The key is to listen to your employees. Find out what is bothering them and take action to support them.
2. Make Employee Wellness a Priority
Are you working from home or “living at the office?” Work-from-home has blurred the line between “work hours” and “home hours”. Burnout can result when employees feel obligated to respond to late-night emails from their boss.
Are companies doing enough to support their employees? Apparently not.
Only 46% of employees “Believe the organization is supporting the physical and emotional health of its workforce,” according to a recent report from the IBM Institute for Business Value.
Focus on supporting your team with WFH wellness programmes. Examples range from offering virtual fitness classes after work, to providing information on stress-management techniques, to providing professional counselling.

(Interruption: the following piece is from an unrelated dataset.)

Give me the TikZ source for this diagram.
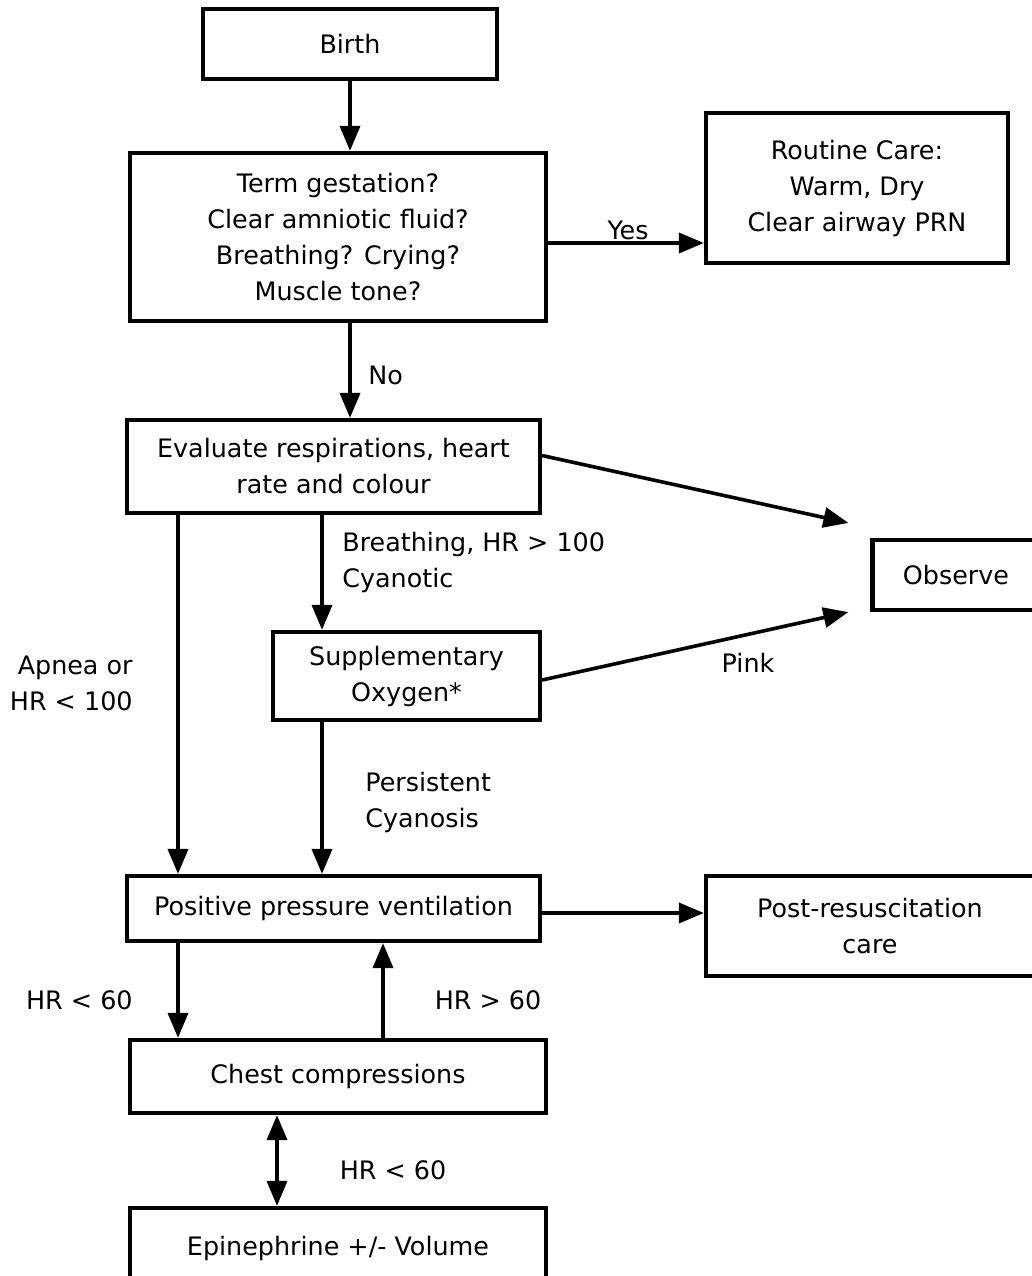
\documentclass[tikz,border=0pt]{standalone}
\usepackage{fontspec}
\setmainfont{DejaVu Sans}
\usetikzlibrary{arrows.meta}
\begin{document}
\begin{tikzpicture}[x=0.5pt,y=-0.5pt,
  box/.style={draw,line width=2.1pt,align=center,inner sep=0pt,font=\fontsize{12.7}{18}\selectfont},
  lbl/.style={inner sep=0pt,font=\fontsize{12.7}{18}\selectfont},
  arr/.style={line width=1.8pt,-{Triangle[width=10pt,length=12.5pt]}},
  dblarr/.style={line width=1.8pt,{Triangle[width=10pt,length=12.5pt]}-{Triangle[width=10pt,length=12.5pt]}}]
\useasboundingbox (0,0) rectangle (1032,1276);
% boxes
\node[box,minimum width=147pt,minimum height=35pt] (birth) at (350,44) {Birth};
\node[box,minimum width=208pt,minimum height=84pt] (term) at (338,237) {Term gestation?\\Clear amniotic fluid?\\Breathing? Crying?\\Muscle tone?};
\node[box,minimum width=151pt,minimum height=75pt] (routine) at (857,188) {Routine Care:\\Warm, Dry\\Clear airway PRN};
\node[box,minimum width=206.5pt,minimum height=46.5pt] (eval) at (333.5,466.5) {Evaluate respirations, heart\\rate and colour};
\node[box,minimum width=83.5pt,minimum height=35pt] (obs) at (956,575) {Observe};
\node[box,minimum width=133.5pt,minimum height=44pt] (supp) at (406.5,676) {Supplementary\\Oxygen*};
\node[box,minimum width=206.5pt,minimum height=32.5pt] (ppv) at (333.5,908.5) {Positive pressure ventilation};
\node[box,minimum width=164pt,minimum height=50pt] (post) at (870,926) {Post-resuscitation\\care};
\node[box,minimum width=208pt,minimum height=36.5pt] (chest) at (338,1076.5) {Chest compressions};
\node[box,minimum width=208pt,minimum height=40pt] (epi) at (338,1248) {Epinephrine +/- Volume};
% helper columns and rows
\coordinate (colA) at (178,0);
\coordinate (colB) at (322,0);
\coordinate (colC) at (350,0);
\coordinate (colD) at (383,0);
\coordinate (colE) at (277,0);
\coordinate (rowYes) at (0,243);
\coordinate (rowPost) at (0,913);
\coordinate (obsA) at ([xshift=-11pt,yshift=7.5pt]obs.north west);
\coordinate (obsB) at ([xshift=-11pt]obs.south west);
% connectors
\draw[arr] (birth.south) -- (birth.south |- term.north);
\draw[arr] (rowYes -| term.east) -- (rowYes -| routine.west);
\draw[arr] (colC |- term.south) -- (colC |- eval.north);
\draw[arr] ([yshift=5.5pt]eval.east) -- (obsA);
\draw[arr] ([yshift=-2pt]supp.east) -- (obsB);
\draw[arr] (colB |- eval.south) -- (colB |- supp.north);
\draw[arr] (colA |- eval.south) -- (colA |- ppv.north);
\draw[arr] (colB |- supp.south) -- (colB |- ppv.north);
\draw[arr] (rowPost -| ppv.east) -- (rowPost -| post.west);
\draw[arr] (colA |- ppv.south) -- (colA |- chest.north);
\draw[arr] (colD |- chest.north) -- (colD |- ppv.south);
\draw[dblarr] (colE |- chest.south) -- (colE |- epi.north);
% labels
\node[lbl] (yes) at (628,230) {Yes};
\node[lbl,anchor=west] (no) at (368,375) {No};
\node[lbl,anchor=west,align=left] (breath) at (342,562) {Breathing, HR > 100\\Cyanotic};
\node[lbl,anchor=east,align=right] (apnea) at (133,683) {Apnea or\\HR < 100};
\node[lbl] (pink) at (748,663) {Pink};
\node[lbl,anchor=west,align=left] (persist) at (365,802) {Persistent\\Cyanosis};
\node[lbl,anchor=east] (hrlow) at (133,1000) {HR < 60};
\node[lbl] (hrhigh) at (488,1000) {HR > 60};
\node[lbl] (hrepi) at (393,1170) {HR < 60};
\end{tikzpicture}
\end{document}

For more examples of how to improve employee well-being, read our article: Employee Well-Being: How to Reduce Contact Centre Stress
3. Help Work-from-Home Employees Share a Sense of Connection
A side effect of working from home is losing a sense of connection to colleagues. We miss seeing friends at the office. We miss having a face-to-face chat or seeing a colleague’s supportive smile when dealing with a challenging customer interaction.
Provide opportunities for your team to interact informally with co-workers.
It is easy to feel isolated, and even forgotten, while working from home. As a contact centre leader, provide opportunities for your team to interact informally with co-workers.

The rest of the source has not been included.